In any case, the neighborfolk have agreed, the signatures garnered and paperwork filed, and the process of welcoming Taylor Square to the pantheon of history is in motion. Though most official proceedings around here move at the pace of a minivan with Florida license plates, hopes are high that this will get done in 2021.

Of course, there might be some dark clouds of opposition, but Sistah Patt and her cohorts, including Sistah Roz Rouse, Sir Deepy Frazier (who has announced his 2024 presidential candidacy, stay tuned), Regina Washington, Mallory and Julia Pearce and a whole host of allies seem to have a way with bad weather. 

For real though.
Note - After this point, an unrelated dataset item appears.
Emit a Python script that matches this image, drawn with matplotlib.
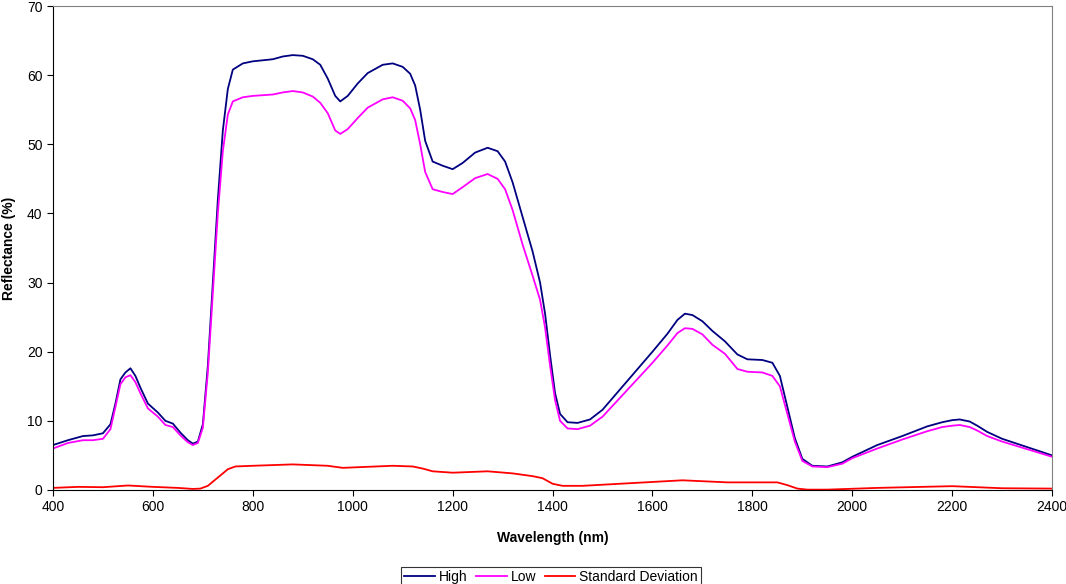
import numpy as np
import matplotlib
matplotlib.use('Agg')
import matplotlib.pyplot as plt

plt.rcParams['font.family'] = ['Liberation Sans', 'DejaVu Sans']

# values
wl_high = [400, 430, 460, 480, 500, 515, 525, 535, 545, 555, 565, 575, 590, 610, 625,
           640, 655, 670, 680, 690, 700, 710, 720, 730, 740, 750, 760, 780, 800, 840,
           860, 880, 900, 920, 935, 950, 965, 975, 990, 1010, 1030, 1060, 1080, 1100,
           1115, 1125, 1135, 1145, 1160, 1180, 1200, 1220, 1245, 1270, 1290, 1305,
           1320, 1340, 1360, 1375, 1385, 1395, 1405, 1415, 1430, 1450, 1475, 1500,
           1550, 1600, 1630, 1650, 1665, 1680, 1700, 1720, 1745, 1770, 1790, 1820, 1840,
           1855, 1870, 1885, 1900, 1920, 1950, 1980, 2000, 2050, 2100, 2150, 2180,
           2200, 2215, 2235, 2250, 2270, 2300, 2350, 2400]
high = [6.5, 7.2, 7.8, 7.9, 8.2, 9.5, 12.5, 16.0, 17.0, 17.6, 16.5, 14.8, 12.5, 11.2, 10.0,
        9.6, 8.3, 7.2, 6.7, 7.0, 9.5, 18.0, 30.0, 42.0, 52.0, 58.0, 60.8, 61.7, 62.0, 62.3,
        62.7, 62.9, 62.8, 62.3, 61.5, 59.5, 57.0, 56.2, 57.0, 58.8, 60.3, 61.5, 61.7, 61.2,
        60.2, 58.5, 55.0, 50.5, 47.5, 46.9, 46.4, 47.3, 48.8, 49.5, 49.0, 47.5,
        44.5, 39.5, 34.5, 30.0, 25.5, 19.5, 14.0, 11.0, 9.8, 9.7, 10.2, 11.6,
        15.8, 20.0, 22.6, 24.6, 25.5, 25.3, 24.4, 23.0, 21.5, 19.6, 18.9, 18.8, 18.4,
        16.5, 12.0, 7.5, 4.5, 3.5, 3.4, 4.0, 4.8, 6.5, 7.8, 9.2, 9.8,
        10.1, 10.2, 9.9, 9.3, 8.4, 7.4, 6.2, 5.0]

wl_low = wl_high
low = [6.0, 6.8, 7.2, 7.2, 7.4, 8.8, 12.0, 15.3, 16.3, 16.6, 15.6, 14.0, 11.8, 10.6, 9.4,
       9.1, 7.9, 6.9, 6.5, 6.8, 9.0, 17.0, 28.5, 40.0, 49.0, 54.3, 56.2, 56.8, 57.0, 57.2,
       57.5, 57.7, 57.5, 56.9, 56.0, 54.5, 52.0, 51.5, 52.2, 53.8, 55.3, 56.5, 56.8, 56.3,
       55.2, 53.5, 50.0, 46.0, 43.5, 43.1, 42.8, 43.8, 45.1, 45.7, 45.0, 43.5,
       40.5, 35.5, 31.0, 27.5, 23.5, 18.0, 13.0, 10.0, 8.9, 8.8, 9.3, 10.6,
       14.5, 18.4, 20.9, 22.7, 23.4, 23.3, 22.5, 21.0, 19.7, 17.5, 17.1, 17.0, 16.5,
       15.0, 11.0, 7.0, 4.2, 3.4, 3.3, 3.8, 4.6, 6.0, 7.3, 8.5, 9.1,
       9.3, 9.4, 9.1, 8.6, 7.8, 7.0, 5.9, 4.8]

wl_std = [400, 450, 500, 550, 600, 650, 680, 695, 710, 730, 750, 765, 800, 880, 950, 980,
          1080, 1120, 1140, 1160, 1200, 1270, 1320, 1360, 1380, 1400, 1420, 1460, 1560,
          1660, 1750, 1850, 1870, 1890, 1910, 1950, 2050, 2200, 2300, 2400]
std = [0.3, 0.45, 0.4, 0.65, 0.45, 0.3, 0.15, 0.2, 0.6, 1.8, 3.0, 3.4, 3.5, 3.7, 3.5, 3.2,
       3.5, 3.4, 3.1, 2.7, 2.5, 2.7, 2.4, 2.0, 1.7, 0.9, 0.6, 0.6, 1.0,
       1.4, 1.1, 1.1, 0.7, 0.2, 0.05, 0.05, 0.3, 0.55, 0.25, 0.2]

fig = plt.figure(figsize=(10.66, 5.84), dpi=100)
ax = fig.add_axes([0.0497, 0.161, 0.9373, 0.8287])

kw = dict(lw=1.3, solid_joinstyle='round')
ax.plot(wl_high, high, color='#000080', label='High', **kw)
ax.plot(wl_low, low, color='#ff00ff', label='Low', **kw)
ax.plot(wl_std, std, color='#ff0000', label='Standard Deviation', **kw)

ax.set_xlim(400, 2400)
ax.set_ylim(0, 70)
ax.set_xticks(np.arange(400, 2401, 200))
ax.set_yticks(np.arange(0, 71, 10))
ax.tick_params(direction='out', length=4, width=0.8, labelsize=10)
for s in ['top', 'right']:
    ax.spines[s].set_color('#808080')
for s in ['left', 'bottom']:
    ax.spines[s].set_color('black')

ax.set_xlabel('Wavelength (nm)', fontsize=10, fontweight='bold', labelpad=12)
ax.set_ylabel('Reflectance (%)', fontsize=10, fontweight='bold', labelpad=8)

leg = fig.legend(loc='lower center', bbox_to_anchor=(0.517, -0.018), ncol=3, fontsize=10,
                 frameon=True, fancybox=False, edgecolor='black', handlelength=2.2,
                 handletextpad=0.3, columnspacing=0.6, borderpad=0.25)
leg.get_frame().set_linewidth(0.8)

fig.savefig('out.png', dpi=100)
I felt a bit sheepish for my wavering faith as the Sad Little Storm That Couldn’t drifted off towards East Broad Street, perhaps to rain on other parades. The refrains of the Gullah Geechee prayersong “Kumbaya” rose into the live oaks, meeting a breakthrough ray of sunshine above.

Whether it was the ancestors or a lucky breeze or Susie King Taylor herself, there was an undeniable sense of momentum in the air: One more Sunday in Savannah when everything seemed possible, history unfolding anew.